We received a unanimous YES!! Happy dance 🙂
I was filled with a mix of excitement and nerves in the run up to Matching Panel. Mr R was calm as always, and adopted a ‘what will be, will be’ attitude. We arrived at Panel and were shown to the kitchen where the social workers (ours and Lily’s) and their managers were waiting for us. Queue lots of awkward silence! The Chair came to fetch us and we all went into Panel together (apparently the SWs usually go in first).
As per Approval Panel, all the Panel members introduced themselves. Then they asked a question of the SWs and in that moment, based on past experience of this particular Panel, I felt like it was all over (a box was ticked that shouldn’t have been and a report which transpired doesn’t exist was missing). However, they seemed happy with the answers from Lily’s SW and Panel continued. After that ALL the questions were directed at us. We were later told by our SW that was very unusual as normally the prospective Adopters are asked a couple questions and the rest are directed to the SWs. Not this time!
They wanted to know the following:
How would we handle the uncertainty in her ‘story’ and any questions she may have in the future?
How we would handle any health issues that arise from the uncertainty (although she is currently in full health with no concerns for the future, and she is meeting all her milestones).
What our plans are regarding work.
If we’d had any childcare experience of children of Lily’s age (she’s one).
A couple of questions that didn’t really make sense to either of us (we think our previous SW (who’s still off sick) had noted something on our file that wasn’t actually about us…) but we answered them as best we could, though I still can’t fathom what they were actually asking!
There were more questions than those above but I can’t remember what they were.
We left the room and went back to the kitchen with the SWs and their managers.
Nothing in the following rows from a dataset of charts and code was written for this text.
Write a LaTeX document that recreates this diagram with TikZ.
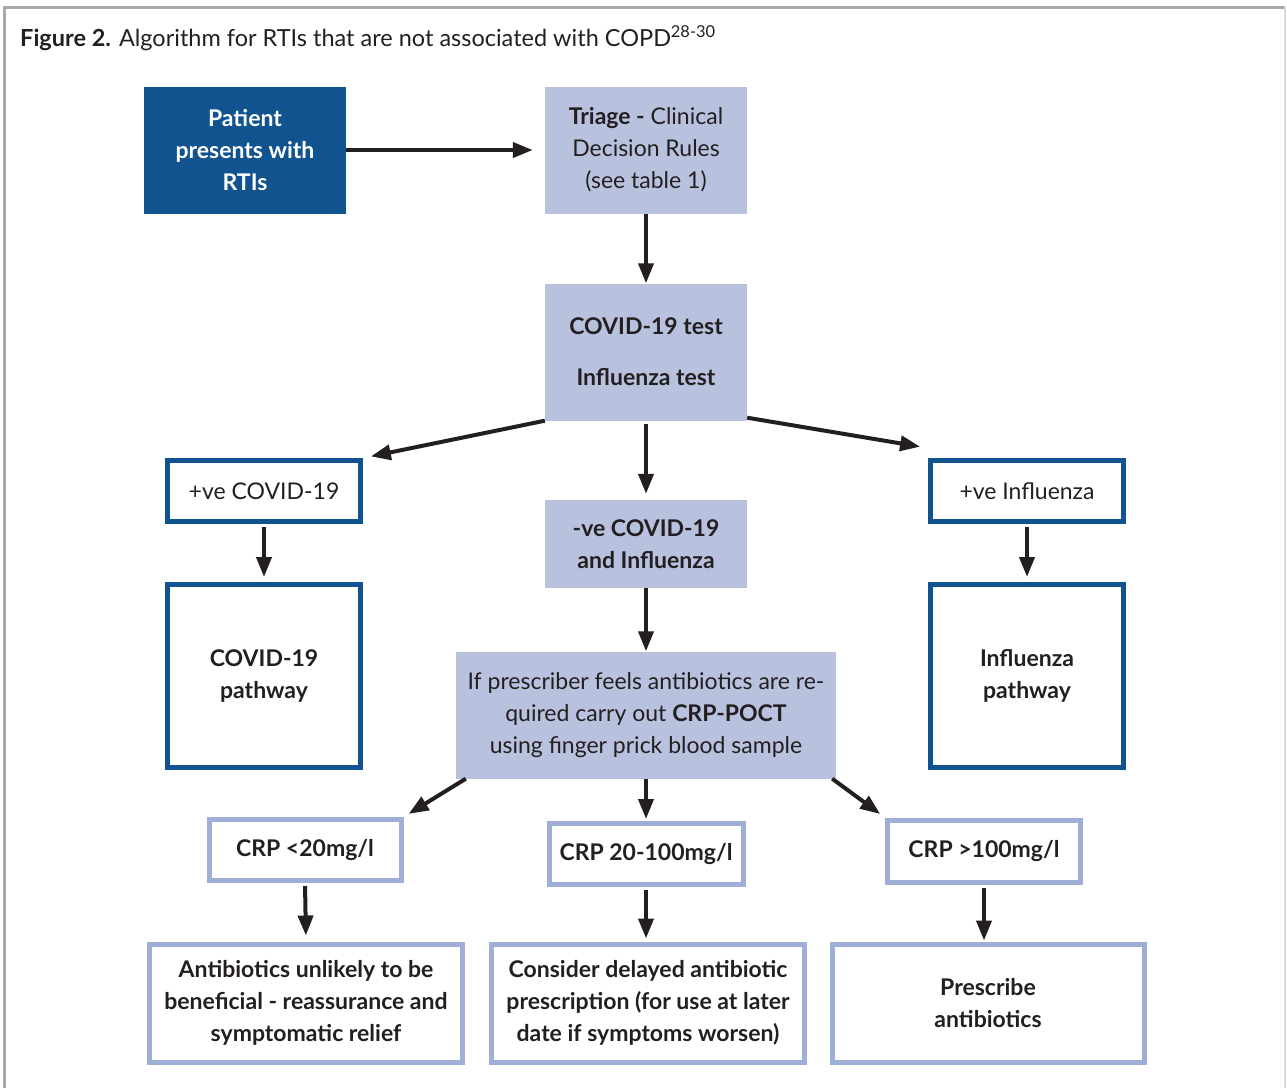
\documentclass[tikz,border=0pt]{standalone}
\usepackage{fontspec}
\setmainfont{Lato}
\usetikzlibrary{arrows.meta}

\definecolor{darkblue}{RGB}{16,83,143}
\definecolor{lightfill}{RGB}{184,194,223}
\definecolor{crpline}{RGB}{158,174,214}
\definecolor{textgray}{RGB}{35,31,32}
\definecolor{framegray}{RGB}{168,168,168}

\begin{document}
\begin{tikzpicture}[
    x=1pt, y=-1pt,
    every node/.style={font=\fontsize{23}{32}\selectfont, align=center, inner sep=0pt, text=textgray},
    darkbox/.style={fill=darkblue, text=white, font=\fontsize{23}{32}\selectfont\bfseries, minimum width=202, minimum height=127},
    lightbox/.style={fill=lightfill, minimum width=202},
    bluebox/.style={draw=darkblue, line width=5, fill=white, minimum width=193},
    crpbox/.style={draw=crpline, line width=5, fill=white, font=\fontsize{23}{32}\selectfont\bfseries},
    arrow/.style={draw=textgray, line width=4, -{Triangle[length=20,width=15]}}
]
\useasboundingbox (0,0) rectangle (1287,1088);

% frame
\draw[framegray, line width=3] (4,1088) -- (4,7) -- (1285,7);
\draw[black!15, line width=2] (1285,7) -- (1285,1088);

% title
\node[anchor=west, font=\fontsize{23.5}{26}\selectfont] (title) at (20,38)
    {\textbf{Figure 2.} Algorithm for RTIs that are not associated with COPD\textsuperscript{28-30}};

% top row
\node[darkbox] (patient) at (245,150) {Patient\\presents with\\RTIs};
\node[lightbox, minimum height=127] (triage) at (646,150) {\textbf{Triage -} Clinical\\Decision Rules\\(see table 1)};
\node[lightbox, minimum height=137, font=\fontsize{23}{32}\selectfont\bfseries] (tests) at (646,352) {COVID-19 test\\[19pt]Influenza test};

% test results
\node[bluebox, minimum height=61] (poscovid) at (264,491) {+ve COVID-19};
\node[bluebox, minimum height=61] (posflu) at (1027,491) {+ve Influenza};
\node[lightbox, minimum height=88, font=\fontsize{23}{32}\selectfont\bfseries] (negative) at (646,544) {-ve COVID-19\\and Influenza};

% pathways
\node[bluebox, minimum height=183, font=\fontsize{23}{32}\selectfont\bfseries] (covidpath) at (264,676) {COVID-19\\pathway};
\node[bluebox, minimum height=183, font=\fontsize{23}{32}\selectfont\bfseries] (flupath) at (1027,676) {Influenza\\pathway};

% CRP test
\node[lightbox, minimum width=380, minimum height=127] (crp) at (646,715)
    {If prescriber feels antibiotics are re-\\quired carry out \textbf{CRP-POCT}\\using finger prick blood sample};

% CRP results
\node[crpbox, minimum width=192, minimum height=61] (crplow) at (305,850) {CRP <20mg/l};
\node[crpbox, minimum width=194, minimum height=61] (crpmid) at (646,854) {CRP 20-100mg/l};
\node[crpbox, minimum width=193, minimum height=62] (crphigh) at (984,851) {CRP >100mg/l};

% actions
\node[crpbox, minimum width=313, minimum height=118] (reassure) at (306,1003) {Antibiotics unlikely to be\\beneficial - reassurance and\\symptomatic relief};
\node[crpbox, minimum width=313, minimum height=118] (delayed) at (648,1003) {Consider delayed antibiotic\\prescription (for use at later\\date if symptoms worsen)};
\node[crpbox, minimum width=312, minimum height=118] (prescribe) at (988,1003) {Prescribe\\antibiotics};

% arrows
\draw[arrow, shorten >=12] (patient.east) -- (triage.west);
\draw[arrow] (triage.south) -- (tests.north);
\draw[arrow, shorten >=8] (tests.south west) -- (poscovid.north east);
\draw[arrow, shorten <=3, shorten >=6] (tests.south) -- (negative.north);
\draw[arrow, shorten >=8] ([yshift=3]tests.south east) -- ([yshift=10]posflu.north west);
\draw[arrow, shorten <=3, shorten >=5] (poscovid.south) -- (covidpath.north);
\draw[arrow, shorten <=3, shorten >=5] (posflu.south) -- (flupath.north);
\draw[arrow] (negative.south) -- (crp.north);
\draw[arrow, shorten >=6] ([xshift=10]crp.south west) -- (crplow.north east);
\draw[arrow, shorten >=2] (crp.south) -- (crpmid.north);
\draw[arrow, shorten >=6] ([xshift=-4]crp.south east) -- (crphigh.north west);
\draw[arrow, shorten <=3, shorten >=6] (crplow.south) -- (reassure.north);
\draw[arrow, shorten <=3, shorten >=3] (crpmid.south) -- ([xshift=-2]delayed.north);
\draw[arrow, shorten <=3, shorten >=1] (crphigh.south) -- ([xshift=-4]prescribe.north);
\end{tikzpicture}
\end{document}
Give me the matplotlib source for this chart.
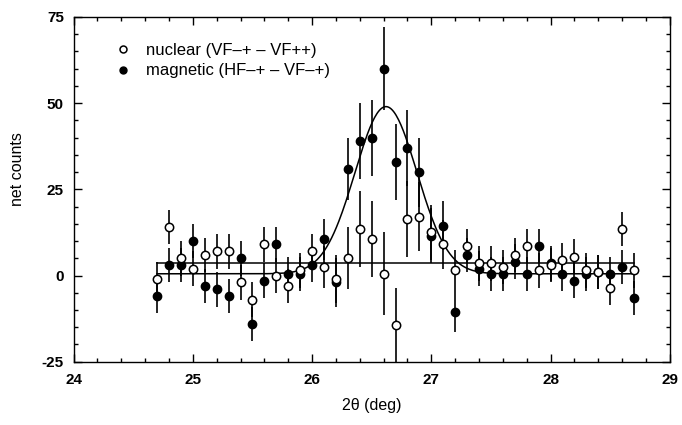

I’m sure we were only waiting for 5 minutes but it felt much longer, but then it felt like we’d been in Panel for an hour when in actual fact it was only about 20 minutes! The Chair came in with the Panel Adviser and he delivered their verdict – a unanimous yes. After that I haven’t a clue what he said. As soon as they’d left the room Mr R and I looked at each other and I promptly burst into tears. I think it was a release of the past few years; all the miscarriages, the ectopic, and most recently the anxiety the adoption process has given me.
We’ve still a long road ahead, but for now I’m just going to revel in the fact that after 10 long years on our journey to parenthood we’re about to be parents. We’re going to have a daughter.